### DIRECTION
All lines in the records below from the line with "Write the seaborn" through the line with "z_ticks = [0.0, 0.5, 1.0, 1.5, 2.0, 2.5, 3.0]" are to be given again exactly, both ends included; the pictures are to be left out.

## begin DATA TO USE

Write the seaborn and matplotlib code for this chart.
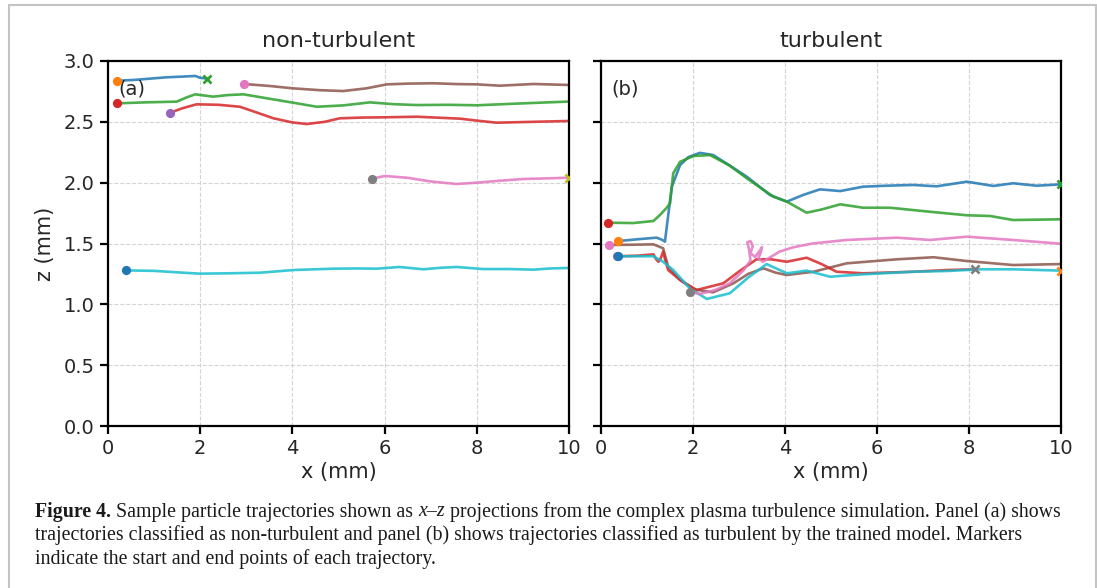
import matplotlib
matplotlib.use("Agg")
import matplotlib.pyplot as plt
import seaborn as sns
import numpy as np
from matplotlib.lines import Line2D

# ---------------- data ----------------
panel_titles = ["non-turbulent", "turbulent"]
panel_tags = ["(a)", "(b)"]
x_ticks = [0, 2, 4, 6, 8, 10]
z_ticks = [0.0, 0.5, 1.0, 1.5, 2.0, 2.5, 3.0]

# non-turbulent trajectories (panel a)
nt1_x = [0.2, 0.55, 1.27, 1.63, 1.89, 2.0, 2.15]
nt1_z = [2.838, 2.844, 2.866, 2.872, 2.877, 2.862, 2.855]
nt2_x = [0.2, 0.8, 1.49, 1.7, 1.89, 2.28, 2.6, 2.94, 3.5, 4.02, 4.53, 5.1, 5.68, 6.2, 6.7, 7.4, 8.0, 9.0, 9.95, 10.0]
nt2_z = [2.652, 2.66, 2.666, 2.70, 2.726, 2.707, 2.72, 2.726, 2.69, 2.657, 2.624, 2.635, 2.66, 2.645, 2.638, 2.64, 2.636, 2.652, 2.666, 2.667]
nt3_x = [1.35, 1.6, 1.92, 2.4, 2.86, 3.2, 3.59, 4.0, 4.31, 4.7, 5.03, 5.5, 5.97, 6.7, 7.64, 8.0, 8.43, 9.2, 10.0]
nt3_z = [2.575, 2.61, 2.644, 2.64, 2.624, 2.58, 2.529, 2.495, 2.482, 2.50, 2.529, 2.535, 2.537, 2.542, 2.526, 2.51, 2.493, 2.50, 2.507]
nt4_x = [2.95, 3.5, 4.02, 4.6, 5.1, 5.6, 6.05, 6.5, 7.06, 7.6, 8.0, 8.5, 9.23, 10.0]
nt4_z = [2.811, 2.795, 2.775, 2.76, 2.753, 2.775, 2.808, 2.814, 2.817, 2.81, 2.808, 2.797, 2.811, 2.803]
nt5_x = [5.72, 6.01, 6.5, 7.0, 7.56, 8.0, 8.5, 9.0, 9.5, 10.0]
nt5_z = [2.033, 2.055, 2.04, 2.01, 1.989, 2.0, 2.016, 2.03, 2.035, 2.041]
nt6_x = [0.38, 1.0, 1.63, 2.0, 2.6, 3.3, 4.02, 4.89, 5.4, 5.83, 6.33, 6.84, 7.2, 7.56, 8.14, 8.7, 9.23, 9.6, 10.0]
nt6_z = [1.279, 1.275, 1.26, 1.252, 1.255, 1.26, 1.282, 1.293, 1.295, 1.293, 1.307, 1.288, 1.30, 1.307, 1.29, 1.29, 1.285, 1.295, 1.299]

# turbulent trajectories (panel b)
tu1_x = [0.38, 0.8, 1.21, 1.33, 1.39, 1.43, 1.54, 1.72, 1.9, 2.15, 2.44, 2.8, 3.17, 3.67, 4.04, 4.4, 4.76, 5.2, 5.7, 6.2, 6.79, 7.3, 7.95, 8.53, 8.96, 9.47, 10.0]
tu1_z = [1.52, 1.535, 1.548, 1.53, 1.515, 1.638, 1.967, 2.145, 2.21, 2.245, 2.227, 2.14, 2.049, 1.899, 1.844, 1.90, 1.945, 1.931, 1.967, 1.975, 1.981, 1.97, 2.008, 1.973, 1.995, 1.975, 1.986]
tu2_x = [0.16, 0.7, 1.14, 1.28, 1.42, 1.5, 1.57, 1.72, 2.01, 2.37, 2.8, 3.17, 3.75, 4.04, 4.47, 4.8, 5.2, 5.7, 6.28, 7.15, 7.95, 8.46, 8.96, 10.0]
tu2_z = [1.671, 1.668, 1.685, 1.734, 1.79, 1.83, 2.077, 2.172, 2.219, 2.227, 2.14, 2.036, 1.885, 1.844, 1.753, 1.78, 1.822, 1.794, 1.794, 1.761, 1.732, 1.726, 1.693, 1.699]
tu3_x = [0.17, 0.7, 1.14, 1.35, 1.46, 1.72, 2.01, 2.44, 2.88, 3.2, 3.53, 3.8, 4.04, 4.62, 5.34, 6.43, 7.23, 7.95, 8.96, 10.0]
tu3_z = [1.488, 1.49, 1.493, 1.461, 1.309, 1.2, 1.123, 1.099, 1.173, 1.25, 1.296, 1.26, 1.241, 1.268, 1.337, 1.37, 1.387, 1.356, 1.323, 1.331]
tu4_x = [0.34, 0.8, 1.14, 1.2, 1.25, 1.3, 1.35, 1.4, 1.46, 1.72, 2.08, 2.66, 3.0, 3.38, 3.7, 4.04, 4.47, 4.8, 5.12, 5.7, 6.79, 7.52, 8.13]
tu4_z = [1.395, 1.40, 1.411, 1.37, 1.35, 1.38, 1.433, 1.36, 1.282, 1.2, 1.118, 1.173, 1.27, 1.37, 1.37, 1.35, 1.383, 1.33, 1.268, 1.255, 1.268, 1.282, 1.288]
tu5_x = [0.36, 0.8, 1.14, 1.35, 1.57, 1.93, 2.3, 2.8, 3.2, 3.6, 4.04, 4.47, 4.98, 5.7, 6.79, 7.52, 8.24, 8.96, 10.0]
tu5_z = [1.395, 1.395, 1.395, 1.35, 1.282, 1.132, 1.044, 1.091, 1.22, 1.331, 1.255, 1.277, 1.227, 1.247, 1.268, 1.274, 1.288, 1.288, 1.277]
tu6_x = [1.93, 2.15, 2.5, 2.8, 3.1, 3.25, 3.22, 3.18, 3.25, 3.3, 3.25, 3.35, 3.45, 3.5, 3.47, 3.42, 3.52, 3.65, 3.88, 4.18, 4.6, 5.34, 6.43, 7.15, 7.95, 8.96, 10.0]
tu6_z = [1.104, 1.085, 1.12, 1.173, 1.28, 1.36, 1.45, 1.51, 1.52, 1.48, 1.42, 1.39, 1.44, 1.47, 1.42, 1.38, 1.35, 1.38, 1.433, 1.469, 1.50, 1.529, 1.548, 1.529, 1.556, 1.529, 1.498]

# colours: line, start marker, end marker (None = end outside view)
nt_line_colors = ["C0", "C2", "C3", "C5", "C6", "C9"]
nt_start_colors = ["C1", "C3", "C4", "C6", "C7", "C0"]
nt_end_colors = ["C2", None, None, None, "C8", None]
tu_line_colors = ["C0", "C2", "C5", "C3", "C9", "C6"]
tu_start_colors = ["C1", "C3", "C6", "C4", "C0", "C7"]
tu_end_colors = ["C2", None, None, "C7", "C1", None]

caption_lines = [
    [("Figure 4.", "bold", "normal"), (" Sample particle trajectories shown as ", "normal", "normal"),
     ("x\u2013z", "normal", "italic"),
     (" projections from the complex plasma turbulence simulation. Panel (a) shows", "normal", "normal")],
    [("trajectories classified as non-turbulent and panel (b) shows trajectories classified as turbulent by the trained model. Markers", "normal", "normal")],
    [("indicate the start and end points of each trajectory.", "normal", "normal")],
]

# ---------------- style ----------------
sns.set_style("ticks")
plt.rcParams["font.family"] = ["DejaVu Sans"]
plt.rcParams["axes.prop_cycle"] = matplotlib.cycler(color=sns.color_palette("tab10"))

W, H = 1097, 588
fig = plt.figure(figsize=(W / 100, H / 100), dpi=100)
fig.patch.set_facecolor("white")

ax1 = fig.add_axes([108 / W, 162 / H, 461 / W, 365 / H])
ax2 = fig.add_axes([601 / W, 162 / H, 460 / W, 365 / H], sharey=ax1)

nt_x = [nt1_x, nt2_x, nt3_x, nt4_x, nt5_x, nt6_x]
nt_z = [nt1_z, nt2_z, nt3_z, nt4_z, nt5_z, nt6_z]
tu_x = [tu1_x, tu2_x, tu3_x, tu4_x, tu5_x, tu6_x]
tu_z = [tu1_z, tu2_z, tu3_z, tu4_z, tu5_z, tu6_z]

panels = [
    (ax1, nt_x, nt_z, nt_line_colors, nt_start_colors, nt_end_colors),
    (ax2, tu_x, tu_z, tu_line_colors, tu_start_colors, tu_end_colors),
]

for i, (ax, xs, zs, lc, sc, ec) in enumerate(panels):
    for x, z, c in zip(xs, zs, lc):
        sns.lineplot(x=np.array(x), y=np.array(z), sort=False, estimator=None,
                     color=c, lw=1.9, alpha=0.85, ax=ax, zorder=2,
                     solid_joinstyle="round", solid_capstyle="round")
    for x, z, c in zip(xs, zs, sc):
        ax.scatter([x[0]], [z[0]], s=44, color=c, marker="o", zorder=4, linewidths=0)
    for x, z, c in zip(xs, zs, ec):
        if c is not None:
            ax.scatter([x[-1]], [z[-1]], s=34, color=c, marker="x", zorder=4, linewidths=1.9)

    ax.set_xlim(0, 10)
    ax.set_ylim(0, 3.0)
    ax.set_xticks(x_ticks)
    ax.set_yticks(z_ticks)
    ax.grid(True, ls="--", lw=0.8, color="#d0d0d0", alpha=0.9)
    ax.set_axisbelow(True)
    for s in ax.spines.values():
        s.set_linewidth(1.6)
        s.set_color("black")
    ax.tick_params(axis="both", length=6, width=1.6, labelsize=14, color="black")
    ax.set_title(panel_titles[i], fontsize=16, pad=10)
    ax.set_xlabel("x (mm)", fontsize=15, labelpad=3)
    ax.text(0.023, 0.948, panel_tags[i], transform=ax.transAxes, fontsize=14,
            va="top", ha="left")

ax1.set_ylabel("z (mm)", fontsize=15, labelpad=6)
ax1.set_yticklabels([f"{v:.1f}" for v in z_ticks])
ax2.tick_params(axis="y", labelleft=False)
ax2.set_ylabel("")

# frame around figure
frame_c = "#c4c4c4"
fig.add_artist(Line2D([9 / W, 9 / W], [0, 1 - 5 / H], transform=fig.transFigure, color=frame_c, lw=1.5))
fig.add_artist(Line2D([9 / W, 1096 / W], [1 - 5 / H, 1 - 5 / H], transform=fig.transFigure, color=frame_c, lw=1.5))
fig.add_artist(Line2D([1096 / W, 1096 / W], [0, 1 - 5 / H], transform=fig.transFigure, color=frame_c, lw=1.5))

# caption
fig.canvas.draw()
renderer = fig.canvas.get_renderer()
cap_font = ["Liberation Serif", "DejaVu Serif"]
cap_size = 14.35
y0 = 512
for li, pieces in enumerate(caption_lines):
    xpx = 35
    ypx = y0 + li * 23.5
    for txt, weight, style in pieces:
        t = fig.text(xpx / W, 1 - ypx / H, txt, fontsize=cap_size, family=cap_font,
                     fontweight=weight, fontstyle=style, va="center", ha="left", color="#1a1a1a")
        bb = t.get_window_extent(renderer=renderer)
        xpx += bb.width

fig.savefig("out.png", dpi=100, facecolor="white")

## end DATA TO USE
## begin DATA TO USE

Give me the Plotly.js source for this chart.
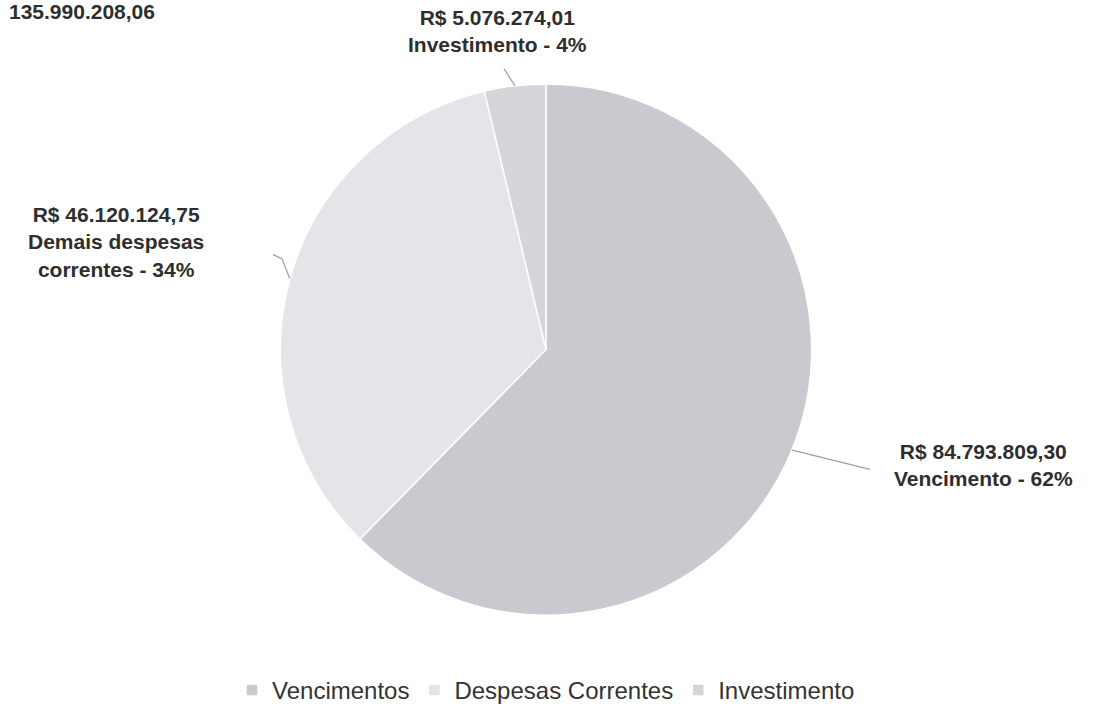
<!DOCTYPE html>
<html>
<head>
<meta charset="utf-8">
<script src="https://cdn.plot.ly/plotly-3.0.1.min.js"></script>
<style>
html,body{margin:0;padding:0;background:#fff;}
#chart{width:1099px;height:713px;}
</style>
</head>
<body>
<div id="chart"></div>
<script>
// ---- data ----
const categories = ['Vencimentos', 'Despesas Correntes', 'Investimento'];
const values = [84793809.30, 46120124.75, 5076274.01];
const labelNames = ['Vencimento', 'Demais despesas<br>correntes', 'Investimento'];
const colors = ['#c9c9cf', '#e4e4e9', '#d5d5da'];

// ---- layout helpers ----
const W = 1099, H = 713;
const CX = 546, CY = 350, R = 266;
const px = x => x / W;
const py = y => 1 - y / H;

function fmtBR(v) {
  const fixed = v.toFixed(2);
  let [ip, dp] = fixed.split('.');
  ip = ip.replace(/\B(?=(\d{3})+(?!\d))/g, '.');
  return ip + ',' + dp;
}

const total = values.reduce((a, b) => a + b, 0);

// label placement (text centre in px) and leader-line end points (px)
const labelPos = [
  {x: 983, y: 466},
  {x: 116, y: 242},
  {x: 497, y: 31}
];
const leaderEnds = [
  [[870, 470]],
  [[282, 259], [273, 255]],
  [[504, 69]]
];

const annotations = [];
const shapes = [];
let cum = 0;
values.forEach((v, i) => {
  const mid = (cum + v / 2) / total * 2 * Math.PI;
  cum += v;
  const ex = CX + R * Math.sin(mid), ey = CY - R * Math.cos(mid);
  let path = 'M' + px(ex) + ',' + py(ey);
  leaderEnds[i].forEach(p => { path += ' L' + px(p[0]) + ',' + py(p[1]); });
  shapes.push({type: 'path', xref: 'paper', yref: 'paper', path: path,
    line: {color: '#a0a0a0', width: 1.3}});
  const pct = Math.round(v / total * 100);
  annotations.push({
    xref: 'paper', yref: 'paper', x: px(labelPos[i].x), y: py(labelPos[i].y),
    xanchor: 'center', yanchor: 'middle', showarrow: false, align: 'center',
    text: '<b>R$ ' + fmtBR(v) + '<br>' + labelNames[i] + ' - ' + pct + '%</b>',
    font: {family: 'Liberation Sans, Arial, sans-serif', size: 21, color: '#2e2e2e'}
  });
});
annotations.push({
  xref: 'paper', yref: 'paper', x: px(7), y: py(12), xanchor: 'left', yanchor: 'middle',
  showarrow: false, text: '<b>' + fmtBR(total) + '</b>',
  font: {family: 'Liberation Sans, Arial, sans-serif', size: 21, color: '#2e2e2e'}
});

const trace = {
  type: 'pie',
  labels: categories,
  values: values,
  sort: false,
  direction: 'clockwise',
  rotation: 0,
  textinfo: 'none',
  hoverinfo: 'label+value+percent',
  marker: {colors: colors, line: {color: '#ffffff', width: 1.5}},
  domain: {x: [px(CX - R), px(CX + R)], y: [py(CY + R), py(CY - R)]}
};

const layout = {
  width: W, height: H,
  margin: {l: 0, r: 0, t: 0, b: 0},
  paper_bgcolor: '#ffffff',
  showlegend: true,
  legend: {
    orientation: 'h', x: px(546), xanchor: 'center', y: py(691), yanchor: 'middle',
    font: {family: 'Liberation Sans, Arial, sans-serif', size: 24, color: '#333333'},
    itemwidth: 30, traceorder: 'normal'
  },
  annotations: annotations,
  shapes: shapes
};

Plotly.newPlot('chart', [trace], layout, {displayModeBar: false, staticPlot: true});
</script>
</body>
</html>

## end DATA TO USE

### ANSWER
Write the seaborn and matplotlib code for this chart.
import matplotlib
matplotlib.use("Agg")
import matplotlib.pyplot as plt
import seaborn as sns
import numpy as np
from matplotlib.lines import Line2D

# ---------------- data ----------------
panel_titles = ["non-turbulent", "turbulent"]
panel_tags = ["(a)", "(b)"]
x_ticks = [0, 2, 4, 6, 8, 10]
z_ticks = [0.0, 0.5, 1.0, 1.5, 2.0, 2.5, 3.0]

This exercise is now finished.